§ ROWS:

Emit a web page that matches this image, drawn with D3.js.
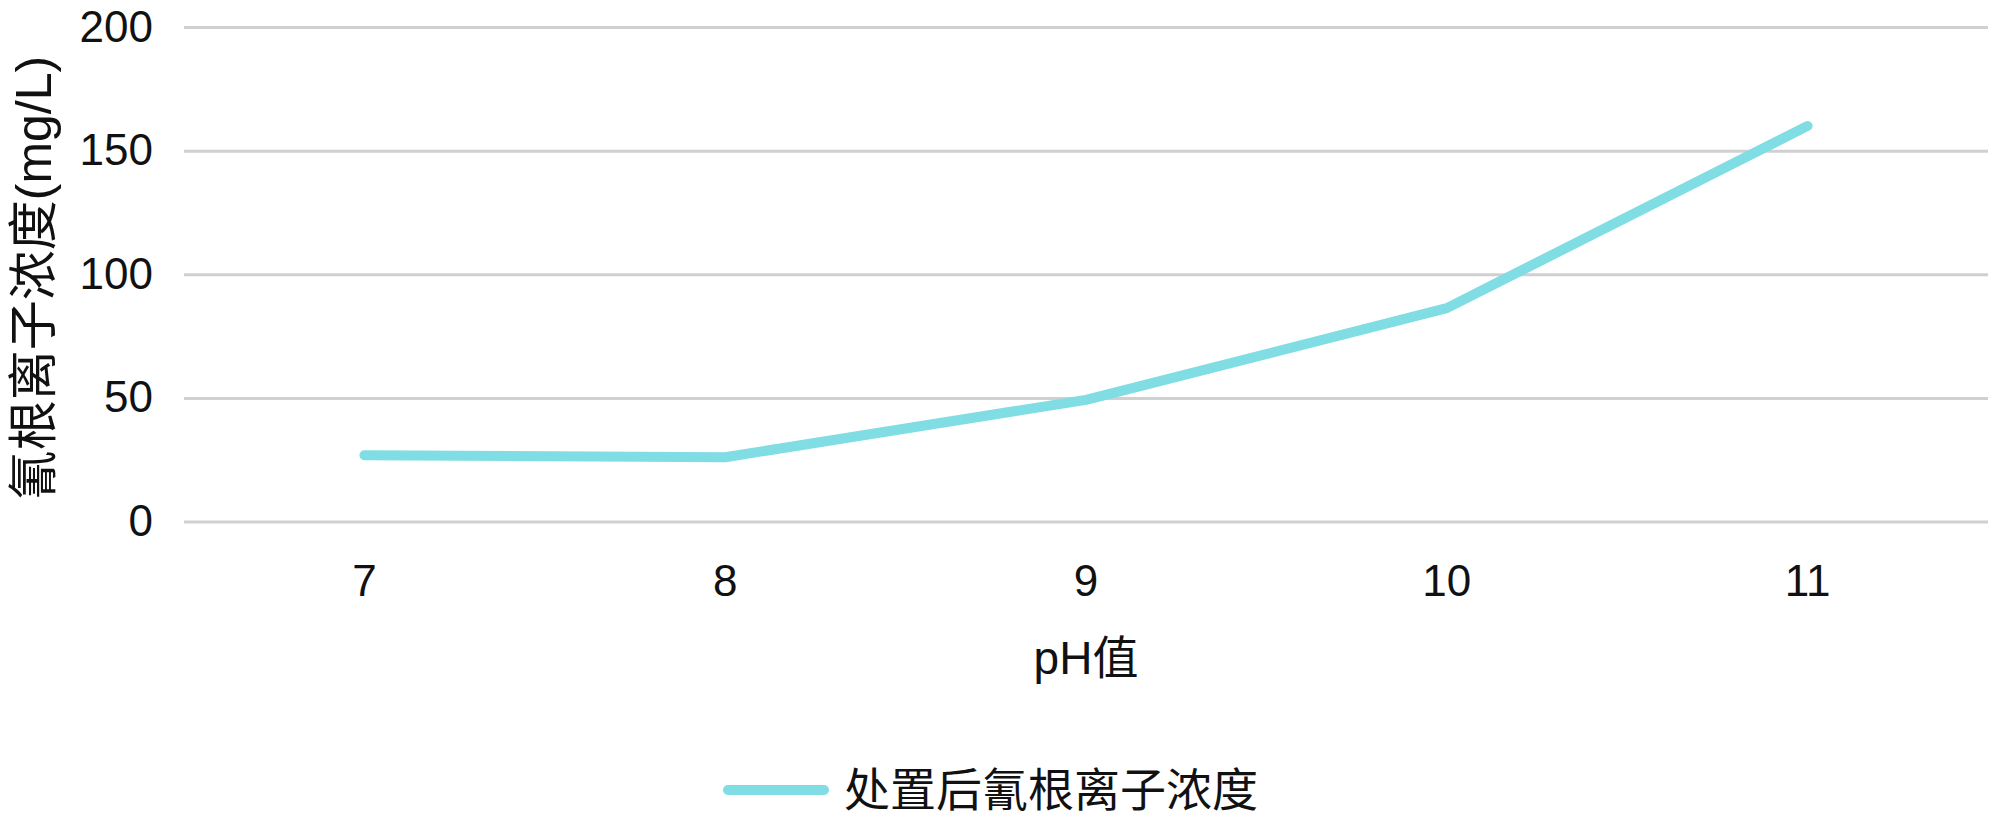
<!DOCTYPE html>
<html>
<head>
<meta charset="utf-8">
<script src="https://cdn.jsdelivr.net/npm/d3@7"></script>
<style>
  body { margin: 0; background: #fff; }
  svg text { font-family: "Liberation Sans", Arial, "Noto Sans CJK SC", sans-serif; fill: #111; }
</style>
</head>
<body>
<div id="chart"></div>
<script>
// data
const phValues = ["7", "8", "9", "10", "11"];
const cyanide = [26.8, 26.0, 49.2, 86.3, 160];
const yTicks = [0, 50, 100, 150, 200];
const seriesName = "处置后氰根离子浓度";
const xTitle = "pH值";
const yTitle = "氰根离子浓度(mg/L)";

const width = 2000, height = 816;
const mLeft = 184, mRight = 1988, mTop = 27, mBottom = 521.5;

const svg = d3.select("#chart").append("svg")
  .attr("width", width).attr("height", height);

const x = d3.scaleBand().domain(phValues).range([mLeft, mRight]).padding(0);
const y = d3.scaleLinear().domain([0, 200]).range([mBottom, mTop]);

// gridlines + y labels
const yAxis = svg.append("g")
  .attr("transform", `translate(${mLeft},0)`)
  .call(d3.axisLeft(y).tickValues(yTicks).tickSize(-(mRight - mLeft)).tickPadding(31));
yAxis.select(".domain").remove();
yAxis.selectAll(".tick line").attr("stroke", "#d0d0d0").attr("stroke-width", 3);
yAxis.selectAll(".tick text").attr("font-size", 44).attr("fill", "#111");

// x labels
const xAxis = svg.append("g")
  .attr("transform", `translate(0,${mBottom})`)
  .call(d3.axisBottom(x).tickSize(0).tickPadding(43));
xAxis.select(".domain").remove();
xAxis.selectAll(".tick text").attr("font-size", 44).attr("fill", "#111");

// series line
const line = d3.line()
  .x((d, i) => x(phValues[i]) + x.bandwidth() / 2)
  .y(d => y(d));

svg.append("path")
  .datum(cyanide)
  .attr("d", line)
  .attr("fill", "none")
  .attr("stroke", "#7fdde3")
  .attr("stroke-width", 10)
  .attr("stroke-linecap", "round")
  .attr("stroke-linejoin", "round");

// axis titles
svg.append("text")
  .attr("x", (mLeft + mRight) / 2).attr("y", 674)
  .attr("text-anchor", "middle")
  .attr("font-size", 46)
  .text(xTitle);

svg.append("text")
  .attr("transform", `translate(34,278) rotate(-90)`)
  .attr("text-anchor", "middle")
  .attr("dominant-baseline", "central")
  .attr("font-size", 50)
  .text(yTitle);

// legend
const lg = svg.append("g").attr("transform", "translate(728,790)");
lg.append("line")
  .attr("x1", 0).attr("x2", 96)
  .attr("stroke", "#7fdde3").attr("stroke-width", 10)
  .attr("stroke-linecap", "round");
lg.append("text")
  .attr("x", 116).attr("y", 0)
  .attr("dominant-baseline", "central")
  .attr("font-size", 46)
  .text(seriesName);
</script>
</body>
</html>
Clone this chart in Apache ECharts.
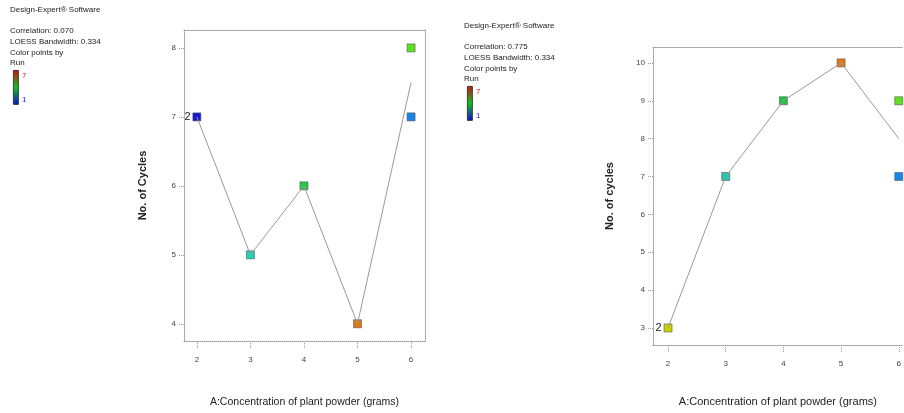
<!DOCTYPE html>
<html>
<head>
<meta charset="utf-8">
<script src="https://cdn.jsdelivr.net/npm/echarts@6/dist/echarts.min.js"></script>
<style>
html, body { margin: 0; padding: 0; background: #fff; }
#main { width: 904px; height: 413px; }
</style>
</head>
<body>
<div id="main"></div>
<script>
// left panel: No. of Cycles
var leftX = [2, 3, 4, 5, 6, 6]
var leftY = [7, 5, 6, 4, 8, 7]
var leftColors = ['#1717cf', '#22d2b8', '#22cc44', '#dd7a12', '#5ee022', '#1c84e6']
var leftFitX = [2, 3, 4, 5, 6]
var leftFitY = [7, 5, 6, 4, 7.5]
var leftYTicks = [4, 5, 6, 7, 8]

// right panel: No. of cycles
var rightX = [2, 3, 4, 5, 6, 6]
var rightY = [3, 7, 9, 10, 9, 7]
var rightColors = ['#c8d400', '#22c8b0', '#22c444', '#e07a12', '#5ee022', '#1c84e6']
var rightFitX = [2, 3, 4, 5, 6]
var rightFitY = [3, 7, 9, 10, 8]
var rightYTicks = [3, 4, 5, 6, 7, 8, 9, 10]

var xTicks = [2, 3, 4, 5, 6]
var xTitle = 'A:Concentration of plant powder (grams)'

var font = '"Liberation Sans", Arial, sans-serif'
var myChart = echarts.init(document.getElementById('main'));

function pts(xs, ys, colors) {
	var out = []
	for (var i = 0; i < xs.length; i++) {
		out.push({
			value: [xs[i], ys[i]],
			itemStyle: { color: colors[i] },
			label: { show: i == 0 }
		})
	}
	return out
}
function line(xs, ys) {
	return xs.map(function(x, i) { return [x, ys[i]] })
}

function xAx(idx, min, max, gap, fs) {
	return [{
		gridIndex: idx, type: 'value', min: min, max: max,
		name: xTitle, nameLocation: 'middle', nameGap: gap,
		nameTextStyle: { fontFamily: font, fontSize: fs, color: '#222' },
		axisLine: { lineStyle: { color: '#999', type: 'dotted' } },
		axisTick: { length: 8, customValues: xTicks, lineStyle: { color: '#999', type: 'dotted' } },
		axisLabel: { customValues: xTicks, margin: 15, fontFamily: font, fontSize: 8, color: '#444' },
		splitLine: { show: false }
	}, {
		gridIndex: idx, type: 'value', min: min, max: max, position: 'top',
		axisLine: { lineStyle: { color: '#999', type: 'dotted' } },
		axisTick: { show: false }, axisLabel: { show: false }, splitLine: { show: false }
	}]
}
function yAx(idx, min, max, ticks, title, gap, border) {
	return [{
		gridIndex: idx, type: 'value', min: min, max: max,
		name: title, nameLocation: 'middle', nameGap: gap,
		nameTextStyle: { fontFamily: font, fontSize: 11, fontWeight: 'bold', color: '#222' },
		axisLine: { show: true, lineStyle: { color: '#999', type: 'dotted' } },
		axisTick: { show: true, length: 5, customValues: ticks, lineStyle: { color: '#999', type: 'dotted' } },
		axisLabel: { customValues: ticks, margin: 8, fontFamily: font, fontSize: 8, color: '#444' },
		splitLine: { show: false }
	}, {
		gridIndex: idx, type: 'value', min: min, max: max, position: 'right',
		axisLine: { show: border, lineStyle: { color: '#999', type: 'dotted' } },
		axisTick: { show: false }, axisLabel: { show: false }, splitLine: { show: false }
	}]
}

function legendText(x, y0, corr) {
	var s = { fontFamily: font, fontSize: 8, fill: '#222' }
	function t(txt, dy, extra) {
		return { type: 'text', left: x, top: y0 + dy, style: Object.assign({ text: txt }, s, extra || {}) }
	}
	return [
		t('Design-Expert® Software', 0),
		t('Correlation: ' + corr, 21),
		t('LOESS Bandwidth: 0.334', 32),
		t('Color points by', 43),
		t('Run', 53),
		{
			type: 'rect', left: x + 3, top: y0 + 64,
			shape: { width: 5, height: 34 },
			style: {
				stroke: '#222', lineWidth: 0.8,
				fill: new echarts.graphic.LinearGradient(0, 0, 0, 1, [
					{ offset: 0, color: '#d01010' },
					{ offset: 0.5, color: '#10c020' },
					{ offset: 1, color: '#1010d0' }
				])
			}
		},
		t('7', 66, { fill: '#e02020' }),
		t('1', 90, { fill: '#2020e0' })
	].map(function(e, i) {
		if (i >= 6) e.left = x + 12
		return e
	})
}

option = {
	animation: false,
	grid: [
		{ left: 184, top: 30, width: 241, height: 311 },
		{ left: 653, top: 47, right: 0, height: 298 }
	],
	xAxis: xAx(0, 1.76, 6.26, 56, 10.5).concat(xAx(1, 1.74, 6.07, 51, 11)),
	yAxis: yAx(0, 3.75, 8.26, leftYTicks, 'No. of Cycles', 36, true).concat(
		yAx(1, 2.55, 10.42, rightYTicks, 'No. of cycles', 38, false)),
	graphic: legendText(10, 6, '0.070').concat(legendText(464, 22, '0.775')),
	series: [{
		type: 'line', xAxisIndex: 0, yAxisIndex: 0,
		data: line(leftFitX, leftFitY), symbol: 'none', silent: true,
		lineStyle: { color: '#999', width: 1 }
	}, {
		type: 'scatter', xAxisIndex: 0, yAxisIndex: 0,
		data: pts(leftX, leftY, leftColors),
		symbol: 'rect', symbolSize: 8,
		itemStyle: { borderColor: '#555', borderWidth: 0.6, opacity: 1 },
		label: { formatter: '2', position: 'left', distance: 2, fontFamily: font, fontSize: 11, color: '#222' }
	}, {
		type: 'line', xAxisIndex: 2, yAxisIndex: 2,
		data: line(rightFitX, rightFitY), symbol: 'none', silent: true,
		lineStyle: { color: '#999', width: 1 }
	}, {
		type: 'scatter', xAxisIndex: 2, yAxisIndex: 2,
		data: pts(rightX, rightY, rightColors),
		symbol: 'rect', symbolSize: 8,
		itemStyle: { borderColor: '#555', borderWidth: 0.6, opacity: 1 },
		label: { formatter: '2', position: 'left', distance: 2, fontFamily: font, fontSize: 11, color: '#222' }
	}]
};
myChart.setOption(option)
</script>
</body>
</html>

§ WHAT IS EXPECTED: Repeat only what lies between the start of the data and the end of the line containing "const mLeft = 184, mRight", exactly, with pictures left out.

§ OUTPUT OF THE TASK:
Emit a web page that matches this image, drawn with D3.js.
<!DOCTYPE html>
<html>
<head>
<meta charset="utf-8">
<script src="https://cdn.jsdelivr.net/npm/d3@7"></script>
<style>
  body { margin: 0; background: #fff; }
  svg text { font-family: "Liberation Sans", Arial, "Noto Sans CJK SC", sans-serif; fill: #111; }
</style>
</head>
<body>
<div id="chart"></div>
<script>
// data
const phValues = ["7", "8", "9", "10", "11"];
const cyanide = [26.8, 26.0, 49.2, 86.3, 160];
const yTicks = [0, 50, 100, 150, 200];
const seriesName = "处置后氰根离子浓度";
const xTitle = "pH值";
const yTitle = "氰根离子浓度(mg/L)";

const width = 2000, height = 816;
const mLeft = 184, mRight = 1988, mTop = 27, mBottom = 521.5;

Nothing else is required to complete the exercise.